A rule is weakly exact if every Apportionment, when viewed as an input vote distribution Election.votes, is reproduced as the unique solution.

• exact {n : ℕ} (election : Election n) (App : Apportionment n) : App ∈ rule.res election → let election' := { votes := App, houseSize := election.houseSize }; rule.res election' = {App}

class Apportionmentlib.IsQuotaRule (rule : Rule) : Prop

A rule is a quota rule if the number of seats allocated to each party is either the floor or the ceiling of its Hare-quota.

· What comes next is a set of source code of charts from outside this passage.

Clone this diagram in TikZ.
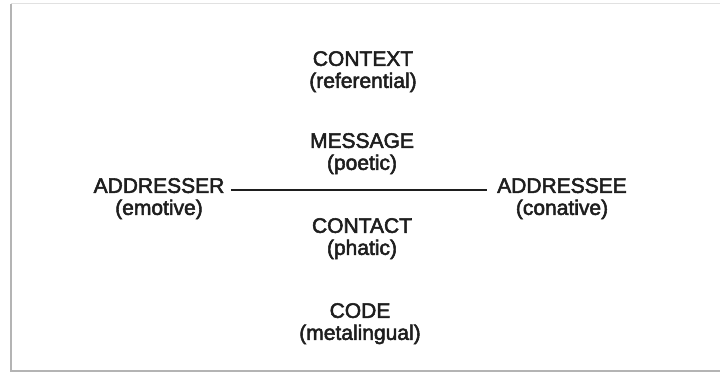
\documentclass[tikz,border=0pt]{standalone}
\usepackage{fontspec}
\setmainfont{Liberation Sans}
\newfontfamily\wordfont{Liberation Sans}[FakeBold=2.5]
\usepackage{tikz}
\definecolor{inkgray}{HTML}{1E1E1E}
\definecolor{framegray}{HTML}{B4B4B4}
\tikzset{funcnode/.style={align=center, text=inkgray, font=\fontsize{21}{22}\wordfont}}

\begin{document}
\begin{tikzpicture}[x=1pt, y=1pt]
\useasboundingbox (0,0) rectangle (720,375);
\clip (0,0) rectangle (720,375);

% frame
\draw [framegray, line width=1.5pt] (11,371) -- (11,4) -- (730,4);
\draw [framegray!40, line width=1pt] (11,371) -- (730,371);

% nodes
\node [style = funcnode] (context) at (363, 303.3) {CONTEXT\\(referential)};
\node [style = funcnode] (message) at (362, 221.3) {MESSAGE\\(poetic)};
\node [style = funcnode] (addresser) at (159, 176.3) {ADDRESSER\\(emotive)};
\node [style = funcnode] (addressee) at (562, 176.3) {ADDRESSEE\\(conative)};
\node [style = funcnode] (contact) at (362, 136.3) {CONTACT\\(phatic)};
\node [style = funcnode] (code) at (360, 51.3) {CODE\\(metalingual)};

%  edges
\draw [inkgray, line width=1.6pt, shorten <=3pt, shorten >=7pt]
  ([yshift=8.7pt]addresser.east) to ([yshift=8.7pt]addressee.west);
\end{tikzpicture}
\end{document}
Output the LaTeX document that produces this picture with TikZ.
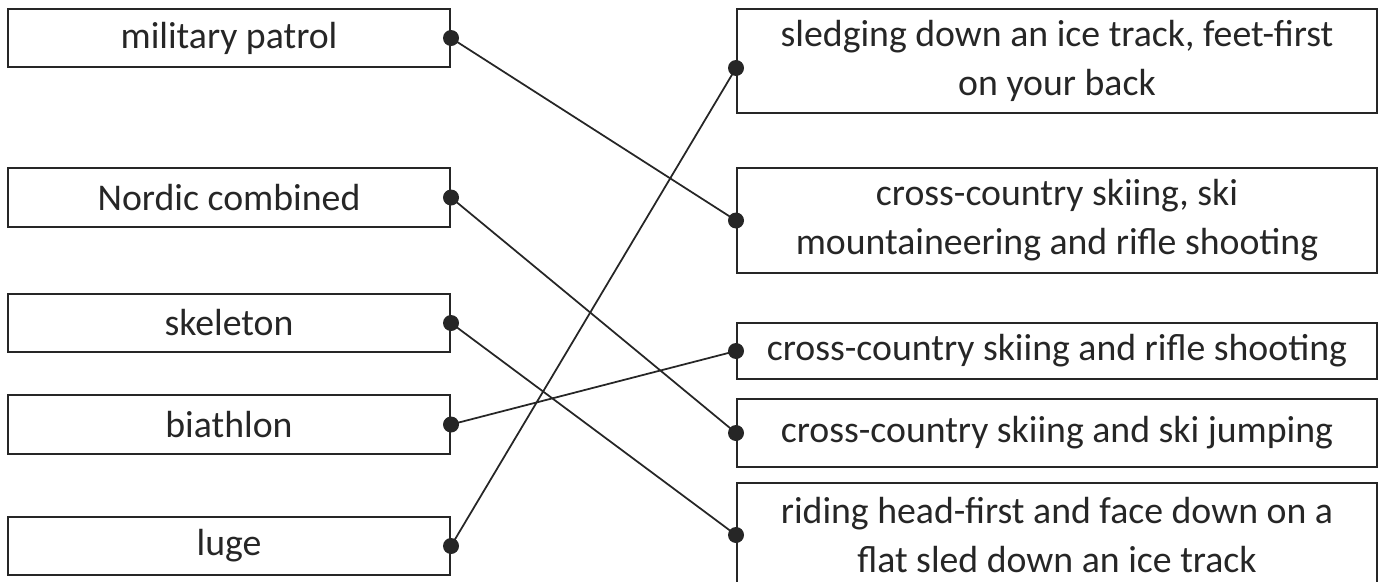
\documentclass[tikz,border=0pt]{standalone}
\usepackage{fontspec}
\setmainfont{Carlito}
\usetikzlibrary{positioning}
\definecolor{ink}{HTML}{262626}

\begin{document}
\begin{tikzpicture}[x=0.02cm, y=-0.02cm,
  box/.style={draw=ink, line width=1.2pt, text=ink, align=center, inner sep=0pt,
    font=\fontsize{21.5}{27.8}\selectfont},
  leftbox/.style={box, minimum width=8.84cm, minimum height=1.16cm},
  rightbox/.style={box, minimum width=12.8cm},
  link/.style={draw=ink, line width=1pt},
  pin/.style={fill=ink}]
\useasboundingbox (0,0) rectangle (1384,582);

\node [leftbox] (patrol) at (229,38) {military patrol};
\node [leftbox, minimum height=1.18cm] (nordic) at (229,197.5) {Nordic combined};
\node [leftbox] (skeleton) at (229,323) {skeleton};
\node [leftbox, minimum height=1.18cm] (biathlon) at (229,424.5) {biathlon};
\node [leftbox] (luge) at (229,546) {luge};

\node [rightbox, minimum height=2.08cm] (sledging) at (1057,61) {sledging down an ice track, feet-first\\on your back};
\node [rightbox, minimum height=2.1cm] (mountain) at (1057,220.5) {cross-country skiing, ski\\mountaineering and rifle shooting};
\node [rightbox, minimum height=1.12cm] (rifle) at (1057,351) {cross-country skiing and rifle shooting};
\node [rightbox, minimum height=1.36cm] (jumping) at (1057,433) {cross-country skiing and ski jumping};
\node [rightbox, minimum height=2.08cm] (headfirst) at (1057,535) {riding head-first and face down on a\\flat sled down an ice track};

\coordinate (sledging-pin) at ([yshift=-0.14cm]sledging.west);

\draw [link] (patrol.east) -- (mountain.west);
\draw [link] (nordic.east) -- (jumping.west);
\draw [link] (skeleton.east) -- (headfirst.west);
\draw [link] (biathlon.east) -- (rifle.west);
\draw [link] (luge.east) -- (sledging-pin);

\foreach \p in {patrol.east, nordic.east, skeleton.east, biathlon.east, luge.east,
  sledging-pin, mountain.west, rifle.west, jumping.west, headfirst.west}
  \fill [pin] (\p) circle (0.16cm);
\end{tikzpicture}
\end{document}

• quota_rule {n : ℕ} (election : Election n) (i : Fin n) : let quota := ↑election.votes[i] * ↑election.houseSize / ↑election.votes.sum; ∀ App ∈ rule.res election, ↑App[i] = ⌊quota⌋ ∨ ↑App[i] = ⌈quota⌉

class Apportionmentlib.IsPopulationMonotone (rule : Rule) : Prop

A rule is population monotone (or vote ratio monotone) if population paradoxes do not occur. A population paradox occurs when the support for party i increases at a faster rate than that for party j, but i loses seats while j gains seats.

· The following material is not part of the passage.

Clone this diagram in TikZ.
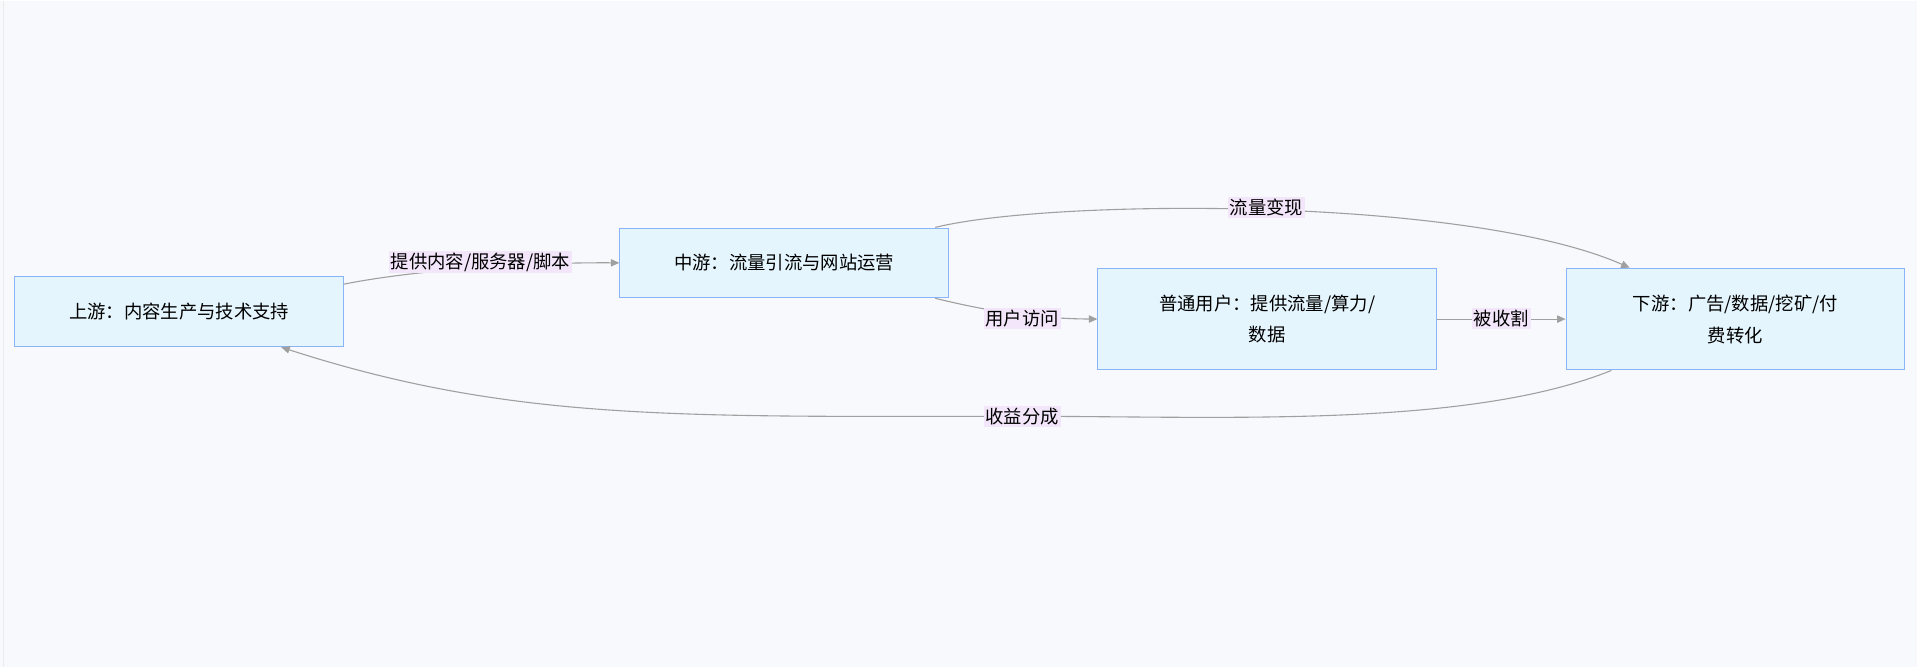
\documentclass[tikz,border=0pt]{standalone}
\usepackage{fontspec}
\setmainfont{Noto Sans CJK SC}
\usetikzlibrary{arrows.meta}
\definecolor{bg}{HTML}{F8F9FC}
\definecolor{boxfill}{HTML}{E5F5FD}
\definecolor{boxline}{HTML}{8AB4F8}
\definecolor{edge}{HTML}{A0A0A0}
\definecolor{lblbg}{HTML}{F3E6FB}
\begin{document}
\begin{tikzpicture}[x=1pt,y=-1pt,
  box/.style={draw=boxline,fill=boxfill,line width=0.8pt,minimum height=57pt,inner sep=0pt,align=center,font=\fontsize{15}{26}\selectfont},
  tall/.style={minimum height=83pt},
  conn/.style={draw=edge,line width=0.9pt,-{Triangle[length=7pt,width=6pt]}},
  lbl/.style={fill=lblbg,inner sep=1.5pt,font=\fontsize{15}{18}\selectfont}]
\fill[bg] (0,0) rectangle (1568,545);
\draw[black!8,line width=1pt] (3,0) -- (3,545);
\useasboundingbox (0,0) rectangle (1568,545);
\node[box,minimum width=269pt] (up) at (146.5,254.5) {上游：内容生产与技术支持};
\node[box,minimum width=269pt] (mid) at (641.5,214.5) {中游：流量引流与网站运营};
\node[box,tall,minimum width=277pt] (user) at (1036.5,260.5) {普通用户：提供流量/算力/\\数据};
\node[box,tall,minimum width=277pt] (down) at (1419.5,260.5) {下游：广告/数据/挖矿/付\\费转化};
\coordinate (a1) at (281,232);
\draw[conn] (a1) .. controls (330,222) and (420,214) .. (mid.west);
\node[lbl] at (393,214) {提供内容/服务器/脚本};
\coordinate (b1) at (765,185.5);
\coordinate (b2) at (1333,218.5);
\draw[conn] (b1) .. controls (860,162) and (1200,160) .. (b2);
\node[lbl] at (1036,169) {流量变现};
\coordinate (c1) at (765,243.5);
\draw[conn] (c1) .. controls (800,252) and (840,260) .. (user.west);
\node[lbl] at (836,260) {用户访问};
\draw[conn] (user.east) -- (down.west);
\node[lbl] at (1228,260) {被收割};
\coordinate (d1) at (1318,302.5);
\coordinate (d2) at (230,283.5);
\draw[conn] (d1) .. controls (1200,350) and (1000,340) .. (836,340) .. controls (560,340) and (420,345) .. (d2);
\node[lbl] at (836,340) {收益分成};
\end{tikzpicture}
\end{document}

• population_monotone {n : ℕ} (election₁ election₂ : Election n) (i j : Fin n) : election₁.houseSize = election₂.houseSize → election₂.votes[i] * election₁.votes[j] > election₂.votes[j] * election₁.votes[i] → ∀ App₁ ∈ rule.res election₁, ∀ App₂ ∈ rule.res election₂, ¬(App₁[i] > App₂[i] ∧ App₁[j] < App₂[j])

theorem Apportionmentlib.IsConcordant_of_IsPopulationMonotone (rule : Rule) [h_anon : IsAnonymous rule] [h_mono : IsPopulationMonotone rule] : IsConcordant rule

If an anonymous rule is population monotone, then it is concordant.

theorem Apportionmentlib.balinski_young (rule : Rule) [IsAnonymous rule] [h_quota : IsQuotaRule rule] : ¬IsPopulationMonotone rule

Balinski-Young impossibility theorem: If an anonymous rule is a quota rule, then it is not population monotone. Thus, no apportionment method can satisfy both properties simultaneously.